Mileage and Car Allowances
When running a business, you will find yourself confronted with many different choices as and when your business begins to grow. One such area is that surrounding the use of cars for business.
For many businesses, this will likely not be a factor, but for a growing number of small businesses, the use of vehicles for business purposes is growing. To help you get a better understanding of what is involved so that you can you make a much more informed decision, we have put together the following information regarding car allowance and car mileage for business purposes.What is the difference between car allowance & car mileage?
Whilst both are related to the use of a personal car for business purposes, they serve different needs, and are therefore also governed by different regulations. A such, before making your decision, it is best to read up on the advantages and disadvantages of both systems. To put simply, a car allowance is a payment given to an employee or yourself towards the cost of purchasing a car. This payment is added to the person’s normal salary and is then taxed at the standard rate. Meanwhile, a mileage allowance is a payment provided to an employee/yourself, and which is designed to only cover the cost of the fuel used in business journeys, as well as some additional costs towards the general wear and tear of the vehicle. It should also be noted that the mileage allowance is tax-free.
What is a car allowance?
Car allowances are often provided to employees as an alternative to giving them a company car.

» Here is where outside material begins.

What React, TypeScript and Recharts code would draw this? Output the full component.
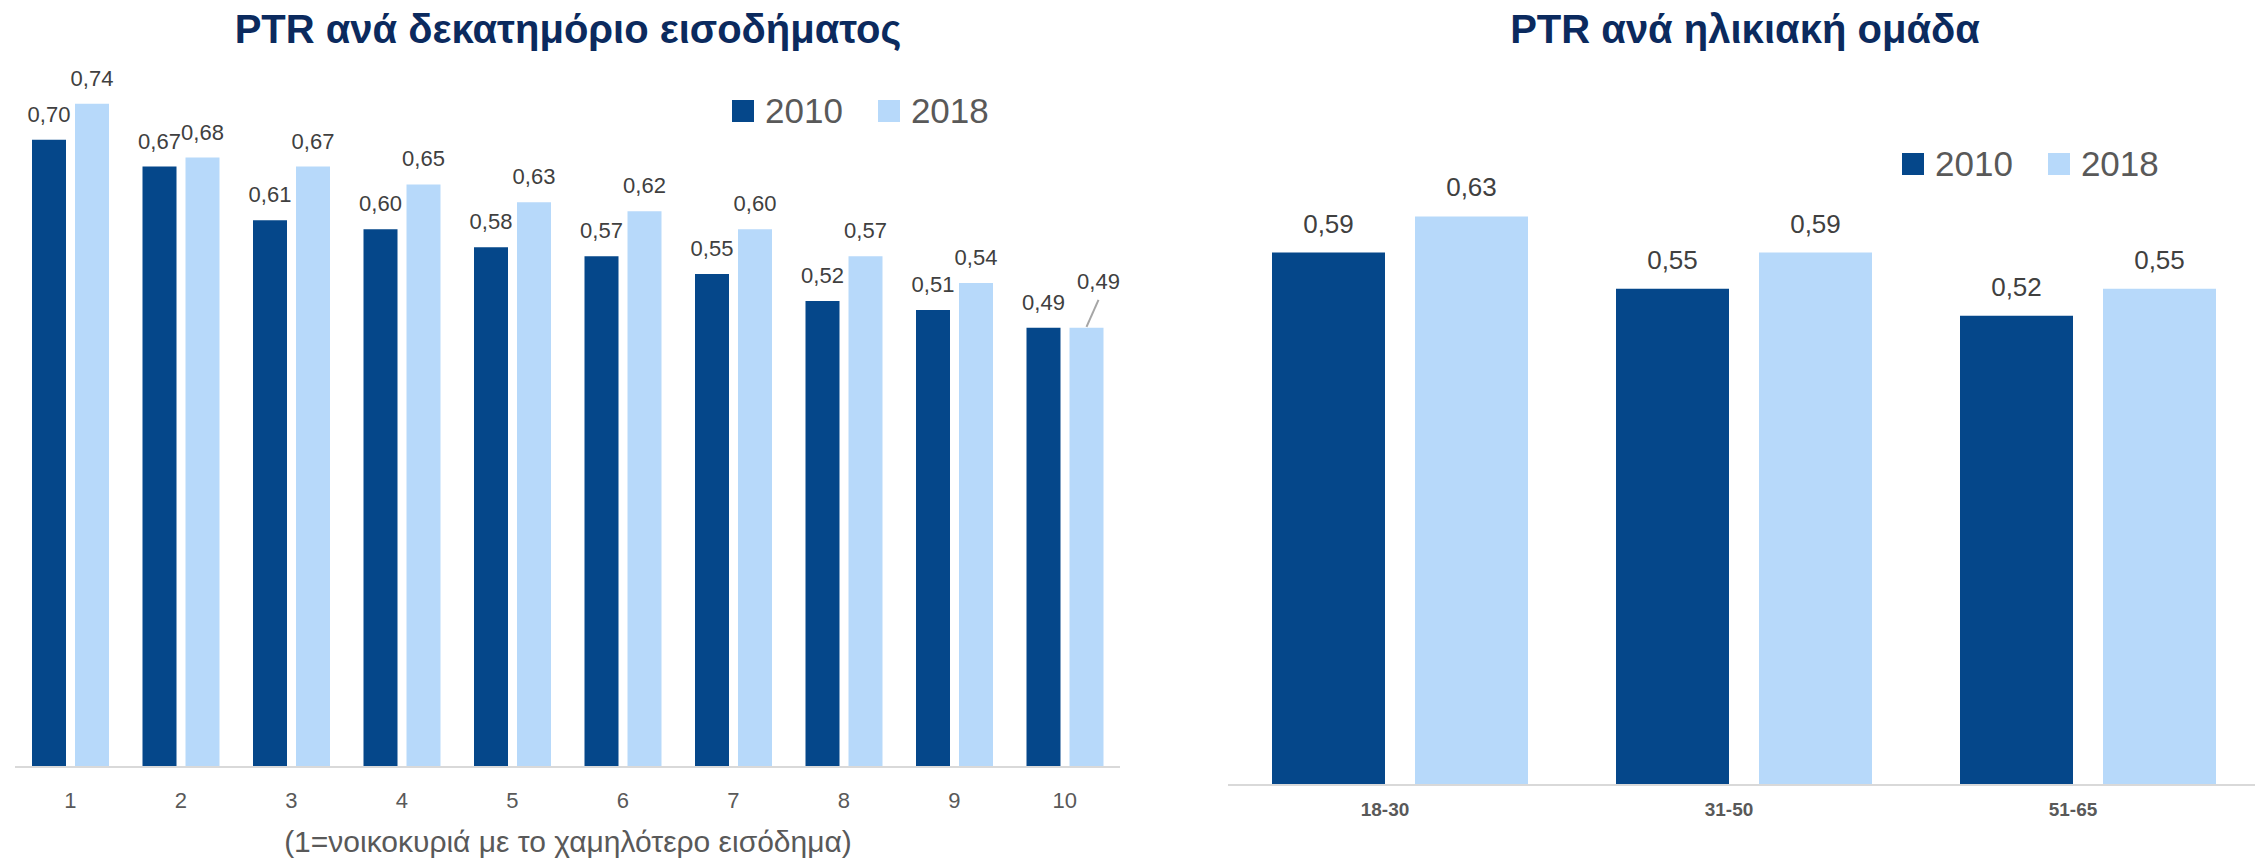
import { Bar, BarChart, LabelList, Legend, XAxis, YAxis } from "recharts";

const deciles = ["1", "2", "3", "4", "5", "6", "7", "8", "9", "10"];
const decile2010 = [0.7, 0.67, 0.61, 0.6, 0.58, 0.57, 0.55, 0.52, 0.51, 0.49];
const decile2018 = [0.74, 0.68, 0.67, 0.65, 0.63, 0.62, 0.6, 0.57, 0.54, 0.49];

const ageGroups = ["18-30", "31-50", "51-65"];
const age2010 = [0.59, 0.55, 0.52];
const age2018 = [0.63, 0.59, 0.55];

const seriesNames = ["2010", "2018"];

const FONT = "'Liberation Sans', Arial, sans-serif";
const DARK = "#05478a";
const LIGHT = "#b7d9fa";
const TITLE = "#0b2a5e";

const decileData = deciles.map((d, i) => ({ name: d, y2010: decile2010[i], y2018: decile2018[i] }));
const ageData = ageGroups.map((g, i) => ({ name: g, y2010: age2010[i], y2018: age2018[i] }));

const fmt = (v: any) => Number(v).toFixed(2).replace(".", ",");

const LegendBox = () => (
  <div style={{ display: "flex", fontFamily: FONT, fontSize: 35, color: "#595959" }}>
    {seriesNames.map((n, i) => (
      <div key={n} style={{ display: "flex", alignItems: "center", height: 35, marginRight: i === 0 ? 35 : 0 }}>
        <div style={{ width: 22, height: 22, background: i === 0 ? DARK : LIGHT, marginRight: 11 }} />
        <span style={{ lineHeight: "35px" }}>{n}</span>
      </div>
    ))}
  </div>
);

// last 2018 decile label is pushed up with a leader line, like the original
const Label2018 = (props: any) => {
  const { x, y, width, value, index } = props;
  const cx = x + width / 2;
  if (index === decile2018.length - 1) {
    return (
      <g>
        <line x1={cx + 12} y1={y - 28} x2={cx} y2={y - 1} stroke="#a6a6a6" strokeWidth={2} />
        <text x={cx + 12} y={y - 39} textAnchor="middle" fontSize={22} fill="#404040" fontFamily={FONT}>
          {fmt(value)}
        </text>
      </g>
    );
  }
  return (
    <text x={cx} y={y - 18} textAnchor="middle" fontSize={22} fill="#404040" fontFamily={FONT}>
      {fmt(value)}
    </text>
  );
};

const titleStyle = (center: number): React.CSSProperties => ({
  position: "absolute",
  left: center - 500,
  width: 1000,
  top: 9,
  textAlign: "center",
  fontFamily: FONT,
  fontWeight: 700,
  fontSize: 40,
  lineHeight: "40px",
  color: TITLE,
});

export default function App() {
  return (
    <div style={{ position: "absolute", left: 0, top: 0, width: 2255, height: 861, overflow: "hidden", background: "#fff" }}>
      <div style={titleStyle(568)}>PTR ανά δεκατημόριο εισοδήματος</div>
      <div style={titleStyle(1745)}>PTR ανά ηλικιακή ομάδα</div>

      <div style={{ position: "absolute", left: 0, top: 0 }}>
        <BarChart
          width={1140}
          height={861}
          data={decileData}
          margin={{ top: 50, right: 20, left: 15, bottom: 34 }}
          barCategoryGap={17}
          barGap={9}
        >
          <XAxis
            dataKey="name"
            height={60}
            tickLine={false}
            tickSize={6}
            tickMargin={19}
            axisLine={{ stroke: "#d9d9d9", strokeWidth: 2 }}
            tick={{ fontSize: 22, fill: "#595959", fontFamily: FONT }}
            interval={0}
          />
          <YAxis hide domain={[0, 0.8]} />
          <Legend
            layout="horizontal"
            verticalAlign="middle"
            align="center"
            content={() => <LegendBox />}
            wrapperStyle={{ left: 732, top: 93, width: "auto" }}
          />
          <Bar dataKey="y2010" name="2010" fill={DARK} isAnimationActive={false}>
            <LabelList dataKey="y2010" position="top" offset={18} formatter={fmt} fontSize={22} fill="#404040" fontFamily={FONT} />
          </Bar>
          <Bar dataKey="y2018" name="2018" fill={LIGHT} isAnimationActive={false}>
            <LabelList dataKey="y2018" content={Label2018} />
          </Bar>
        </BarChart>
      </div>

      <div
        style={{
          position: "absolute",
          left: 68,
          width: 1000,
          top: 827,
          textAlign: "center",
          fontFamily: FONT,
          fontSize: 30,
          lineHeight: "30px",
          color: "#595959",
        }}
      >
        (1=νοικοκυριά με το χαμηλότερο εισόδημα)
      </div>

      <div style={{ position: "absolute", left: 1200, top: 0 }}>
        <BarChart
          width={1070}
          height={861}
          data={ageData}
          margin={{ top: 63, right: 10, left: 28, bottom: 26 }}
          barCategoryGap={44}
          barGap={30}
        >
          <XAxis
            dataKey="name"
            height={50}
            tickLine={false}
            tickSize={6}
            tickMargin={12}
            axisLine={{ stroke: "#d9d9d9", strokeWidth: 2 }}
            tick={{ fontSize: 19, fill: "#595959", fontFamily: FONT, fontWeight: 700, dx: -15 }}
            interval={0}
          />
          <YAxis hide domain={[0, 0.8]} />
          <Legend
            layout="horizontal"
            verticalAlign="middle"
            align="center"
            content={() => <LegendBox />}
            wrapperStyle={{ left: 702, top: 146, width: "auto" }}
          />
          <Bar dataKey="y2010" name="2010" fill={DARK} isAnimationActive={false}>
            <LabelList dataKey="y2010" position="top" offset={20} formatter={fmt} fontSize={26} fill="#404040" fontFamily={FONT} />
          </Bar>
          <Bar dataKey="y2018" name="2018" fill={LIGHT} isAnimationActive={false}>
            <LabelList dataKey="y2018" position="top" offset={20} formatter={fmt} fontSize={26} fill="#404040" fontFamily={FONT} />
          </Bar>
        </BarChart>
      </div>
    </div>
  );
}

A car allowance is a one-time payment that must be used to purchase a vehicle that will then be used, not exclusively, for business purposes. There are usually no restrictions to the type of car that an employee is allowed to purchase, however, individual companies may have certain guidelines regarding certain specifications for the car, such as the number of seats it has and also the maximum CO2 emissions it is allowed. Once the employee has purchased the car, they are solely responsible for its upkeep, including all related costs regarding maintenance, repairs and tax. Whilst a car allowance may not be for everyone, it does offer some very specific benefits over that of a company car, including:
- Enables employees to purchase the specific car they want
- Employees with a car do not need to upgrade to a new model
- Provides employees with an asset that they can then sell on at a later date
Regarding the tax implications of receiving a car allowance, the car allowance is taxed at the person’s existing income tax rate. Therefore, if an employee is paying a higher rate of tax, they could end up paying 40% tax on the car allowance they receive – possibly resulting in the amount after tax being considerably lower than the value of having a company car.

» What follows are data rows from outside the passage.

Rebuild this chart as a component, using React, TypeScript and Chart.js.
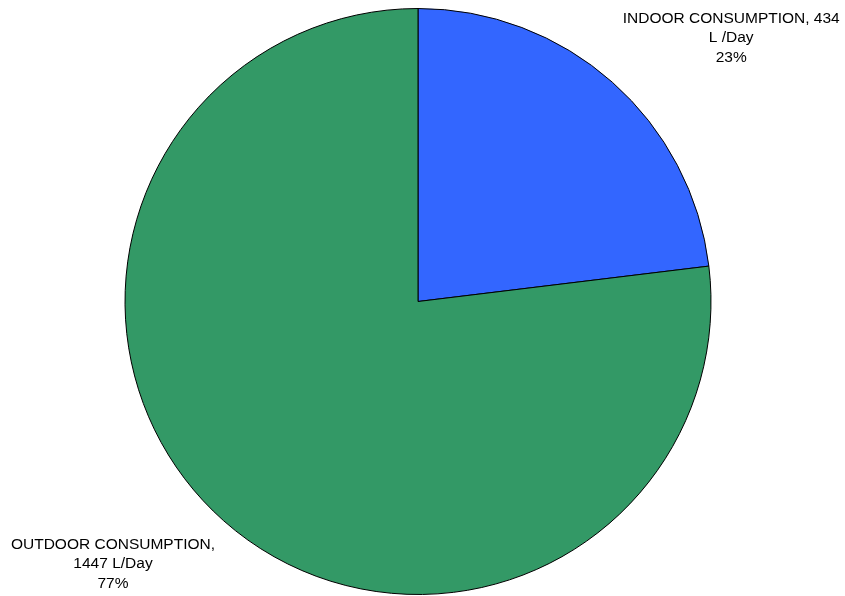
import React, { useEffect, useRef } from "react";
import { Chart, registerables } from "chart.js";

Chart.register(...registerables);

const categories = ["INDOOR CONSUMPTION", "OUTDOOR CONSUMPTION"];
const values = [434, 1447];
const labelLines = [
  ["INDOOR CONSUMPTION, 434", "L /Day", "23%"],
  ["OUTDOOR CONSUMPTION,", "1447 L/Day", "77%"],
];
const colors = ["#3366FF", "#339966"];

const labelPlugin = {
  id: "sliceLabels",
  afterDraw(chart: any) {
    const ctx = chart.ctx;
    const meta = chart.getDatasetMeta(0);
    ctx.save();
    ctx.font = "15.5px 'Liberation Sans', Arial, sans-serif";
    ctx.fillStyle = "#000";
    ctx.textAlign = "center";
    ctx.textBaseline = "middle";
    meta.data.forEach((arc: any, i: number) => {
      const { x, y, outerRadius } = arc.getProps(["x", "y", "outerRadius"], true);
      let lx: number, ly: number;
      if (i === 0) {
        lx = x + outerRadius * 1.069;
        ly = y - outerRadius * 0.966;
      } else {
        lx = x - outerRadius * 1.041;
        ly = y + outerRadius * 0.829;
      }
      labelLines[i].forEach((t, k) => ctx.fillText(t, lx, ly + k * 19.5));
    });
    ctx.restore();
  },
};

export default function App() {
  const ref = useRef<HTMLCanvasElement>(null);
  useEffect(() => {
    document.body.style.margin = "0";
    const chart = new Chart(ref.current!, {
      type: "pie",
      data: {
        labels: categories,
        datasets: [
          {
            data: values,
            backgroundColor: colors,
            borderColor: "#000",
            borderWidth: 1,
          },
        ],
      },
      options: {
        animation: false,
        responsive: false,
        layout: { padding: { left: 124, right: 133, top: 8, bottom: 1 } },
        plugins: { legend: { display: false }, tooltip: { enabled: false } },
      },
      plugins: [labelPlugin],
    });
    return () => chart.destroy();
  }, []);
  return (
    <div style={{ width: 845, height: 596, background: "#fff" }}>
      <canvas ref={ref} width={845} height={596} />
    </div>
  );
}
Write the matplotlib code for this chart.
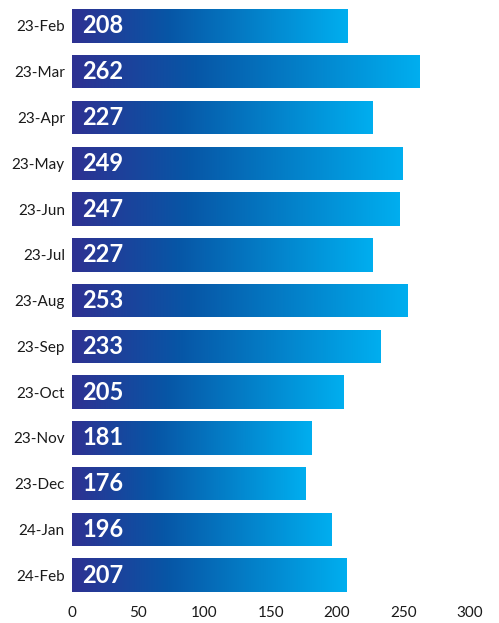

What is a mileage allowance?
The other option for employees using their own car for business purposes is to receive a mileage allowance to cover the fuel costs of such journeys. Calculated as part of this mileage allowance is also the cost of general wear and tear incurred to the vehicle. If you use your own car for business, you will be allowed to claim a mileage allowance. You will also be able to claim a mileage allowance if you use a car that you purchased with a car allowance. Mileage allowance rates usually differ; being higher for the first 10,000 miles and then lower for any additional mileage after this.
Whilst a mileage allowance is tax-free, this only holds true until a certain point. This threshold is called the Approved Mileage Allowance Payment (AMAP) and is set by HMRC. These rates currently stand at the following:
Vehicle Type | First 10,000 Miles | Over 10,000 Miles |
Cars & Vans | 45p per mile | 25p per mile |
Motorcycles | 24p per mile | 24p per mile |
Bicycles | 20p per mile | 20p per mile |
If you are receiving less than this mileage allowance, you can make a claim with HMRC using an application called a P87 form. Alternatively, if you are receiving more than this allowance, you will be taxed for it at whatever your standard personal income tax rate is.
If you use a company car, you will not be allowed to claim a mileage allowance. However, you will be able to claim what is termed the Advisory Fuel Rate. This rate is calculated per business mile, but unlike that of the standard mile allowance, there is no flat rate. Therefore, this rate depends on factors such as the type of fuel (diesel, petrol, LPG, etc.) and the size of the engine in the car. Furthermore, this allowance is only for fuel costs, and does not include payment for general wear and tear of the car.
The choice is yours – good luck!
As you can see, there are a variety of factors that must be considered when thinking about a company car. Only after weighing up the pros and cons of both the mileage allowance and car allowance will you be able to see which best suits your specific needs. Of course, we have only provided a very general overview of what you need to know, and we recommend you do some more research once you have decided this is the route you want to take. We hope the above information has helped and shown you that whilst there are certain factors and choices you will need to consider; the actual process can be straightforward and cost effective; both to your business and your employees.